_DESCRIPTION OF THE TASK_
Only the pictures are omitted; repeat all other data exactly.

-------

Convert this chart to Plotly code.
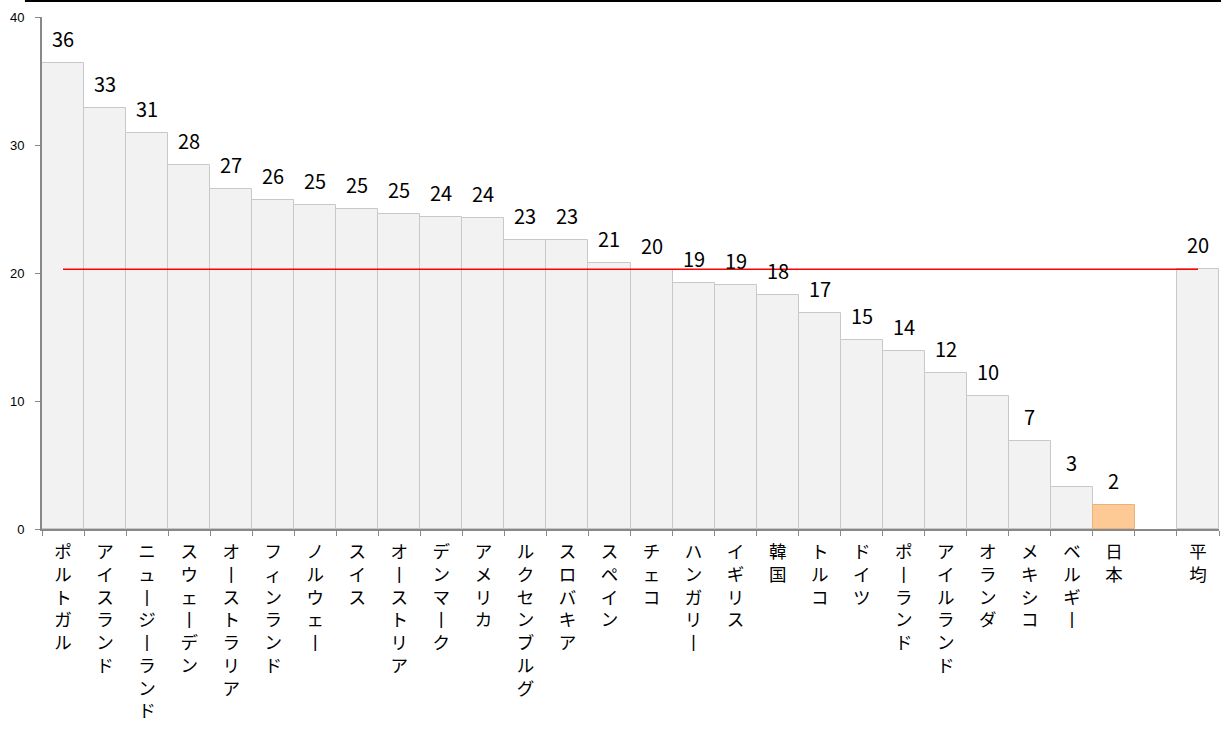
import plotly.graph_objects as go

countries = ["ポルトガル", "アイスランド", "ニュージーランド", "スウェーデン", "オーストラリア",
             "フィンランド", "ノルウェー", "スイス", "オーストリア", "デンマーク", "アメリカ",
             "ルクセンブルグ", "スロバキア", "スペイン", "チェコ", "ハンガリー", "イギリス",
             "韓国", "トルコ", "ドイツ", "ポーランド", "アイルランド", "オランダ", "メキシコ",
             "ベルギー", "日本"]
values = [36.4, 32.9, 30.9, 28.4, 26.6, 25.7, 25.3, 25.0, 24.6, 24.4, 24.3,
          22.6, 22.6, 20.8, 20.2, 19.2, 19.1, 18.3, 16.9, 14.8, 13.9, 12.2, 10.4, 6.9,
          3.3, 1.9]
avg_label = "平均"
avg_value = 20.3
gap_label = " "

y_ticks = [0, 10, 20, 30, 40]

cats = countries + [gap_label, avg_label]
vals = values + [None, avg_value]

GRAY = "#f2f2f2"
GRAY_EDGE = "#c8c8c8"
JP = "#fdca96"
JP_EDGE = "#e6b27e"

fill = [JP if c == "日本" else GRAY for c in cats]
edge = [JP_EDGE if c == "日本" else GRAY_EDGE for c in cats]


def vert(s):
    return "<br>".join("丨" if ch == "ー" else ch for ch in s)


ticktext = [vert(c) if c.strip() else "" for c in cats]

fig = go.Figure()
fig.add_trace(go.Bar(
    x=cats, y=vals,
    marker=dict(color=fill, line=dict(color=edge, width=1)),
    hoverinfo="skip",
))
fig.add_trace(go.Scatter(
    x=[cats[0], avg_label], y=[avg_value, avg_value],
    mode="lines", line=dict(color="#ff0000", width=1.5),
    hoverinfo="skip",
))

for c, v in zip(cats, vals):
    if v is None:
        continue
    fig.add_annotation(x=c, y=v, text=f"{round(v):d}", showarrow=False,
                       yanchor="bottom", yshift=8,
                       font=dict(size=20, color="black", family="Noto Sans CJK JP"))

fig.add_shape(type="line", xref="paper", yref="paper",
              x0=-0.0145, x1=1.01, y0=1.0312, y1=1.0312,
              line=dict(color="black", width=2))

fig.update_layout(
    width=1221, height=729,
    margin=dict(l=42, r=2, t=17, b=200),
    plot_bgcolor="white", paper_bgcolor="white",
    bargap=0, showlegend=False,
    font=dict(family="Noto Sans CJK JP", color="black"),
)
fig.update_xaxes(
    type="category", categoryorder="array", categoryarray=cats,
    tickmode="array", tickvals=cats, ticktext=ticktext,
    tickangle=0, tickson="boundaries", ticks="outside", ticklen=5,
    tickcolor="#888888", showline=True, linecolor="#888888", linewidth=2,
    showgrid=False, tickfont=dict(size=17.5, color="black", family="Noto Sans CJK JP"),
    ticklabelstandoff=6,
    fixedrange=True,
)
fig.update_yaxes(
    range=[0, 40], tickvals=y_ticks, ticks="outside", ticklen=5,
    tickcolor="#888888", showline=True, linecolor="#888888", linewidth=2,
    showgrid=False, zeroline=False, ticklabelstandoff=8,
    tickfont=dict(size=13, color="black", family="Liberation Sans"),
    fixedrange=True,
)

fig.write_html("out.html")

-------

_OUTPUT FOR THIS EXERCISE_
Convert this chart to Plotly code.
import plotly.graph_objects as go

countries = ["ポルトガル", "アイスランド", "ニュージーランド", "スウェーデン", "オーストラリア",
             "フィンランド", "ノルウェー", "スイス", "オーストリア", "デンマーク", "アメリカ",
             "ルクセンブルグ", "スロバキア", "スペイン", "チェコ", "ハンガリー", "イギリス",
             "韓国", "トルコ", "ドイツ", "ポーランド", "アイルランド", "オランダ", "メキシコ",
             "ベルギー", "日本"]
values = [36.4, 32.9, 30.9, 28.4, 26.6, 25.7, 25.3, 25.0, 24.6, 24.4, 24.3,
          22.6, 22.6, 20.8, 20.2, 19.2, 19.1, 18.3, 16.9, 14.8, 13.9, 12.2, 10.4, 6.9,
          3.3, 1.9]
avg_label = "平均"
avg_value = 20.3
gap_label = " "

y_ticks = [0, 10, 20, 30, 40]

cats = countries + [gap_label, avg_label]
vals = values + [None, avg_value]

GRAY = "#f2f2f2"
GRAY_EDGE = "#c8c8c8"
JP = "#fdca96"
JP_EDGE = "#e6b27e"

fill = [JP if c == "日本" else GRAY for c in cats]
edge = [JP_EDGE if c == "日本" else GRAY_EDGE for c in cats]


def vert(s):
    return "<br>".join("丨" if ch == "ー" else ch for ch in s)


ticktext = [vert(c) if c.strip() else "" for c in cats]

fig = go.Figure()
fig.add_trace(go.Bar(
    x=cats, y=vals,
    marker=dict(color=fill, line=dict(color=edge, width=1)),
    hoverinfo="skip",
))
fig.add_trace(go.Scatter(
    x=[cats[0], avg_label], y=[avg_value, avg_value],
    mode="lines", line=dict(color="#ff0000", width=1.5),
    hoverinfo="skip",
))

for c, v in zip(cats, vals):
    if v is None:
        continue
    fig.add_annotation(x=c, y=v, text=f"{round(v):d}", showarrow=False,
                       yanchor="bottom", yshift=8,
                       font=dict(size=20, color="black", family="Noto Sans CJK JP"))

fig.add_shape(type="line", xref="paper", yref="paper",
              x0=-0.0145, x1=1.01, y0=1.0312, y1=1.0312,
              line=dict(color="black", width=2))

fig.update_layout(
    width=1221, height=729,
    margin=dict(l=42, r=2, t=17, b=200),
    plot_bgcolor="white", paper_bgcolor="white",
    bargap=0, showlegend=False,
    font=dict(family="Noto Sans CJK JP", color="black"),
)
fig.update_xaxes(
    type="category", categoryorder="array", categoryarray=cats,
    tickmode="array", tickvals=cats, ticktext=ticktext,
    tickangle=0, tickson="boundaries", ticks="outside", ticklen=5,
    tickcolor="#888888", showline=True, linecolor="#888888", linewidth=2,
    showgrid=False, tickfont=dict(size=17.5, color="black", family="Noto Sans CJK JP"),
    ticklabelstandoff=6,
    fixedrange=True,
)
fig.update_yaxes(
    range=[0, 40], tickvals=y_ticks, ticks="outside", ticklen=5,
    tickcolor="#888888", showline=True, linecolor="#888888", linewidth=2,
    showgrid=False, zeroline=False, ticklabelstandoff=8,
    tickfont=dict(size=13, color="black", family="Liberation Sans"),
    fixedrange=True,
)

fig.write_html("out.html")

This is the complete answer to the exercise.